Just as important is the theme of monstrosity and humanity. The “devils” are outwardly damned figures—Vigga the werewolf, Rikard the vampire, Balthazar the necromancer, Sunny the elf—but the novel repeatedly contrasts their rough loyalties with the hypocrisy of bishops, nobles, and courtiers. Diaz’s arc captures this best: he first recoils from the Chapel’s prisoners, then gradually realizes that the real moral divide is not human versus monster, but honesty versus self-deception. Vigga’s struggle to be “clean inside,” Rikard’s weary self-knowledge, Sunny’s loneliness, and even Balthazar’s flickers of humility all deepen that idea.
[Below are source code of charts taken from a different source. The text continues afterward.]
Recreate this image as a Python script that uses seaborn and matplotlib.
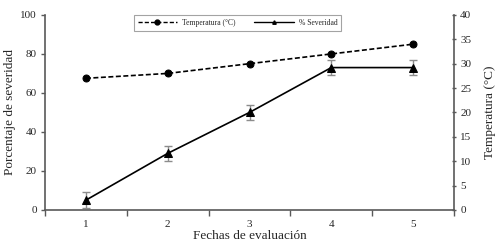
import matplotlib
matplotlib.use('Agg')
import matplotlib.pyplot as plt
import seaborn as sns
import numpy as np
import pandas as pd
from matplotlib.lines import Line2D

# data
fechas = [1, 2, 3, 4, 5]
severidad = [5, 29, 50, 73, 73]
severidad_err = [4, 4, 4, 4, 4]
temperatura = [27, 28, 30, 32, 34]

sns.set_theme(style='ticks')
plt.rcParams['font.family'] = ['Liberation Serif', 'DejaVu Serif']

df = pd.DataFrame({'fecha': fechas, 'severidad': severidad, 'temperatura': temperatura})

fig, ax = plt.subplots(figsize=(5.0, 2.49), dpi=100)
fig.subplots_adjust(left=0.09, right=0.908, bottom=0.157, top=0.94)
ax2 = ax.twinx()

spine_col = '#595959'

# severity (left axis)
ax.errorbar(fechas, severidad, yerr=severidad_err, fmt='none', ecolor='#8c8c8c',
            elinewidth=1.0, capsize=3, capthick=1.0, zorder=2)
sns.lineplot(data=df, x='fecha', y='severidad', ax=ax, color='black', linewidth=1.2,
             marker='^', markersize=6, markeredgecolor='black', zorder=3)

# temperature (right axis)
sns.lineplot(data=df, x='fecha', y='temperatura', ax=ax2, color='black', linewidth=1.2,
             linestyle=(0, (3, 1.5)), marker='o', markersize=5, markeredgecolor='black')

ax.set_xlim(0.5, 5.5)
ax.set_ylim(0, 100)
ax2.set_ylim(0, 40)
ax.set_yticks(np.arange(0, 101, 20))
ax2.set_yticks(np.arange(0, 41, 5))

# category labels centred, tick marks between categories
ax.set_xticks(fechas)
ax.set_xticklabels([str(f) for f in fechas])
ax.set_xticks(np.arange(0.5, 6, 1), minor=True)
ax.tick_params(axis='x', which='major', length=0, pad=7, labelsize=8)
ax.tick_params(axis='x', which='minor', length=4, direction='out', color=spine_col, width=1)

ax.tick_params(axis='y', labelsize=8, length=3, color=spine_col, width=1, pad=3)
ax2.tick_params(axis='y', labelsize=8, length=3, color=spine_col, width=1, direction='inout', pad=3)

ax.set_xlabel('Fechas de evaluación', fontsize=9.5, labelpad=1)
ax.set_ylabel('Porcentaje de severidad', fontsize=9.5, labelpad=3)
ax2.set_ylabel('Temperatura (°C)', fontsize=9.5, labelpad=9)

for a in (ax, ax2):
    a.spines['top'].set_visible(False)
    for s in ('left', 'right', 'bottom'):
        a.spines[s].set_color(spine_col)
        a.spines[s].set_linewidth(1.2)
ax.spines['right'].set_visible(False)
ax2.spines['left'].set_visible(False)
ax2.spines['bottom'].set_visible(False)

# legend
handles = [
    Line2D([], [], color='black', linestyle=(0, (3, 1.5)), linewidth=1, marker='o', markersize=3.5),
    Line2D([], [], color='black', linestyle='-', linewidth=1, marker='^', markersize=2.5),
]
leg = fig.legend(handles, ['Temperatura (°C)', '% Severidad'], ncol=2, fontsize=5.5,
                 loc='center', bbox_to_anchor=(0.475, 0.908), frameon=True, fancybox=False,
                 edgecolor='#8c8c8c', handlelength=5.2, columnspacing=2.5, borderpad=0.5,
                 handletextpad=0.6)
leg.get_frame().set_linewidth(0.8)

fig.savefig('out.png', dpi=100)
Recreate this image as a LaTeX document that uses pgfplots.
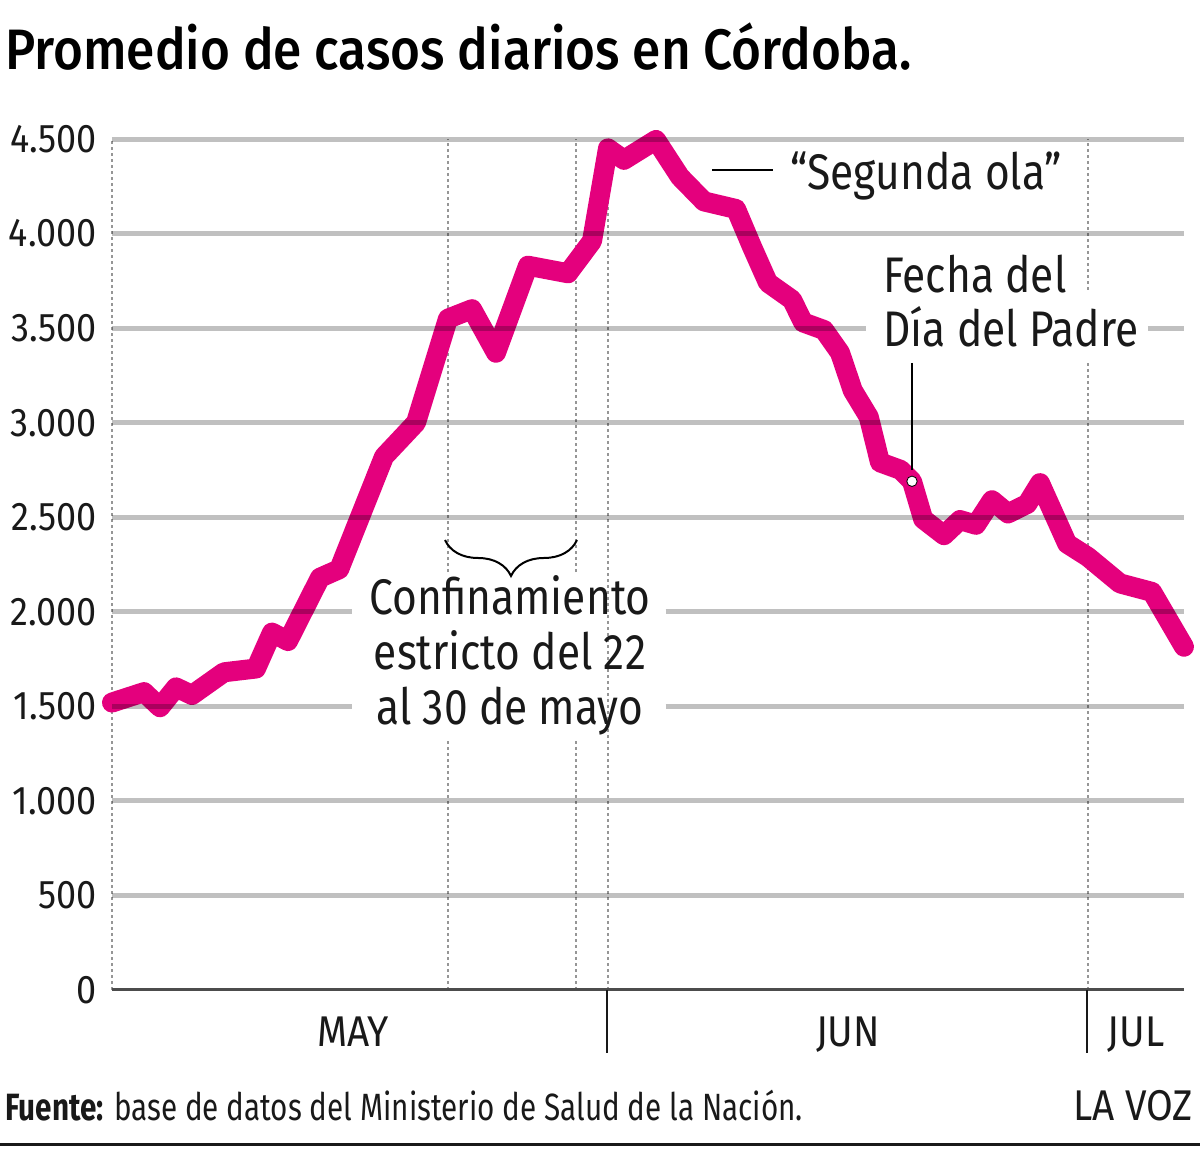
\documentclass[border=0pt]{standalone}
\usepackage{fontspec}
\usepackage{pgfplots}
\pgfplotsset{compat=1.18}
\usetikzlibrary{decorations.pathreplacing}
\setmainfont{Fira Sans}[FakeStretch=0.9]
\newfontfamily\titlefont{Fira Sans Medium}[FakeStretch=0.9]
\newfontfamily\annfont{Fira Sans}[FakeStretch=0.85]
\newfontfamily\footfont{Fira Sans}[FakeStretch=0.78]
\definecolor{pinkline}{RGB}{228,0,125}
\definecolor{gridgray}{RGB}{192,192,192}
\definecolor{dotgray}{RGB}{150,150,150}
\definecolor{txt}{RGB}{25,25,25}
\begin{document}
\begin{tikzpicture}
\useasboundingbox (-56pt,-85.5pt) rectangle (544pt,495pt);
\begin{axis}[
  at={(0pt,0pt)}, anchor=south west,
  scale only axis, width=536pt, height=425.5pt,
  xmin=0, xmax=67, ymin=0, ymax=4500,
  clip=false,
  axis line style={draw=none},
  xtick=\empty,
  ytick={0,500,...,4500},
  major tick length=0pt,
  yticklabel style={font=\fontsize{20}{20}\selectfont, text=txt, anchor=east, inner sep=0pt, xshift=-7.5pt},
  /pgf/number format/1000 sep={.},
  /pgf/number format/assume math mode=true,
]
% dotted verticals
\draw[dotgray, line width=1pt, dash pattern=on 1.5pt off 1.5pt] (axis cs:0,0) -- (axis cs:0,4500);
\draw[dotgray, line width=1pt, dash pattern=on 1.5pt off 1.5pt] (axis cs:31,0) -- (axis cs:31,4500);
\draw[dotgray, line width=1pt, dash pattern=on 1.5pt off 1.5pt] (axis cs:21,0) -- (axis cs:21,1322);
\draw[dotgray, line width=1pt, dash pattern=on 1.5pt off 1.5pt] (axis cs:21,2210) -- (axis cs:21,4500);
\draw[dotgray, line width=1pt, dash pattern=on 1.5pt off 1.5pt] (axis cs:29,0) -- (axis cs:29,1322);
\draw[dotgray, line width=1pt, dash pattern=on 1.5pt off 1.5pt] (axis cs:29,2210) -- (axis cs:29,4500);
\draw[dotgray, line width=1pt, dash pattern=on 1.5pt off 1.5pt] (axis cs:61,0) -- (axis cs:61,3321);
\draw[dotgray, line width=1pt, dash pattern=on 1.5pt off 1.5pt] (axis cs:61,3702) -- (axis cs:61,4500);
% base line
\draw[black!70, line width=1.5pt] (axis cs:0,0) -- (axis cs:67,0);
% data
\addplot[pinkline, line width=10pt, line join=round, line cap=round, mark=none] coordinates {
(0,1520) (2,1575) (3,1495) (4,1600) (5,1560) (7,1680) (9,1700) (10,1890) (11,1845)
(13,2180) (14.2,2225) (17,2820) (19,3000) (21,3550) (22.5,3600) (24,3370) (26,3830)
(28.5,3790) (30,3960) (31,4450) (32,4390) (34,4495) (35.5,4300) (37,4170) (39,4130)
(40,3930) (41,3740) (42.5,3650) (43.2,3530) (44.5,3490) (45.5,3370) (46.3,3170)
(47.3,3030) (48,2790) (49.3,2750) (50,2690) (50.7,2490) (52,2405) (53,2485) (54,2460)
(55,2590) (56,2520) (57.2,2570) (58,2680) (59.7,2360) (61,2290) (63,2150) (65,2105) (67,1815)
};
% grid lines, multiplied over the curve
\begin{scope}[blend mode=multiply]
\foreach \v in {500,1000,2500,3000,4000,4500}{
  \edef\tmp{\noexpand\draw[gridgray, line width=2.5pt] (axis cs:0,\v) -- (axis cs:67,\v);}\tmp
}
\draw[gridgray, line width=2.5pt] (axis cs:0,3500) -- (axis cs:47.1,3500);
\draw[gridgray, line width=2.5pt] (axis cs:64.75,3500) -- (axis cs:67,3500);
\draw[gridgray, line width=2.5pt] (axis cs:0,2000) -- (axis cs:15,2000);
\draw[gridgray, line width=2.5pt] (axis cs:34.6,2000) -- (axis cs:67,2000);
\draw[gridgray, line width=2.5pt] (axis cs:0,1500) -- (axis cs:15,1500);
\draw[gridgray, line width=2.5pt] (axis cs:34.6,1500) -- (axis cs:67,1500);
\end{scope}
\addplot[only marks, mark=*, mark size=2.6pt, mark options={fill=white, draw=none}] coordinates {(50,2690)};
\end{axis}
% month separators and labels
\draw[txt, line width=0.8pt] (247.5pt,0pt) -- (247.5pt,-31.5pt);
\draw[txt, line width=0.8pt] (487.5pt,0pt) -- (487.5pt,-31.5pt);
\node[anchor=base, inner sep=0pt, text=txt, font=\fontsize{21.5}{21.5}\selectfont] at (120.5pt,-28.5pt) {MAY};
\node[anchor=base, inner sep=0pt, text=txt, font=\fontsize{21.5}{21.5}\selectfont] at (368pt,-28.5pt) {JUN};
\node[anchor=base, inner sep=0pt, text=txt, font=\fontsize{21.5}{21.5}\selectfont] at (512pt,-28.5pt) {JUL};
% title
\node[anchor=base west, inner sep=0pt, text=black, font=\titlefont\fontsize{28.5}{28.5}\selectfont] at (-53.5pt,460pt) {Promedio de casos diarios en Córdoba.};
% annotations
\draw[black, line width=1pt] (300pt,410pt) -- (330.5pt,410pt);
\node[anchor=base west, inner sep=0pt, text=txt, font=\annfont\fontsize{25}{25}\selectfont] at (339pt,400pt) {“Segunda ola”};
\node[anchor=base west, inner sep=0pt, text=txt, font=\annfont\fontsize{25}{25}\selectfont] at (385.5pt,348.5pt) {Fecha del};
\node[anchor=base west, inner sep=0pt, text=txt, font=\annfont\fontsize{25}{25}\selectfont] at (385.5pt,321.5pt) {Día del Padre};
\draw[black, line width=1pt] (400pt,313.5pt) -- (400pt,260pt);
\draw[black, line width=1pt, decorate, decoration={brace, mirror, amplitude=18pt}] (166.5pt,225pt) -- (232.5pt,225pt);
\node[anchor=base, inner sep=0pt, text=txt, font=\annfont\fontsize{25}{25}\selectfont] at (199pt,187.5pt) {Confinamiento};
\node[anchor=base, inner sep=0pt, text=txt, font=\annfont\fontsize{25}{25}\selectfont] at (199pt,160pt) {estricto del 22};
\node[anchor=base, inner sep=0pt, text=txt, font=\annfont\fontsize{25}{25}\selectfont] at (199pt,132.5pt) {al 30 de mayo};
% footer
\node[anchor=base west, inner sep=0pt, text=txt, font=\footfont\fontsize{19}{19}\selectfont] at (-53.5pt,-65.5pt) {\textbf{Fuente:} base de datos del Ministerio de Salud de la Nación.};
\node[anchor=base east, inner sep=0pt, text=txt, font=\fontsize{21.5}{21.5}\selectfont] at (540.5pt,-65.5pt) {LA VOZ};
\draw[txt, line width=1.5pt] (-56pt,-77.5pt) -- (544pt,-77.5pt);
\end{tikzpicture}
\end{document}
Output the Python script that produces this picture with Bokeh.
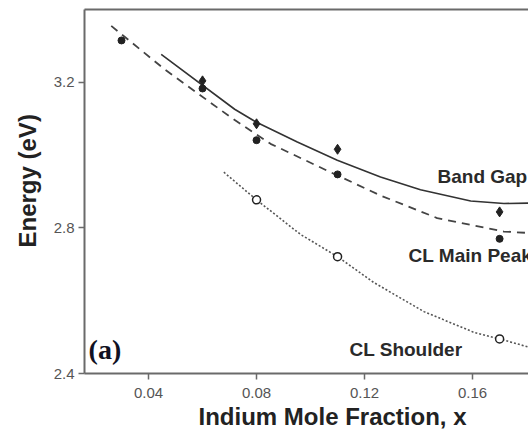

- Faith and doubt run throughout the novel: Diaz’s prayers become real only under terror, while Balthazar’s failed rebellion against Benedicta’s binding forces even skeptics to reconsider the divine.
- Chosen fellowship matters more than blood: Alex’s royal relatives mostly hunt or betray her, while the Chapel becomes her true, if deeply unstable, family.
- History repeats through pride and appetite: crusades, schisms, dynastic feuds, and magical atrocity all show civilizations trapped by old hungers.
In the end, The Devils argues that goodness does not belong to the pure. It emerges, messily and temporarily, from damaged people who choose—often against their nature, and against the systems above them—to protect one another anyway.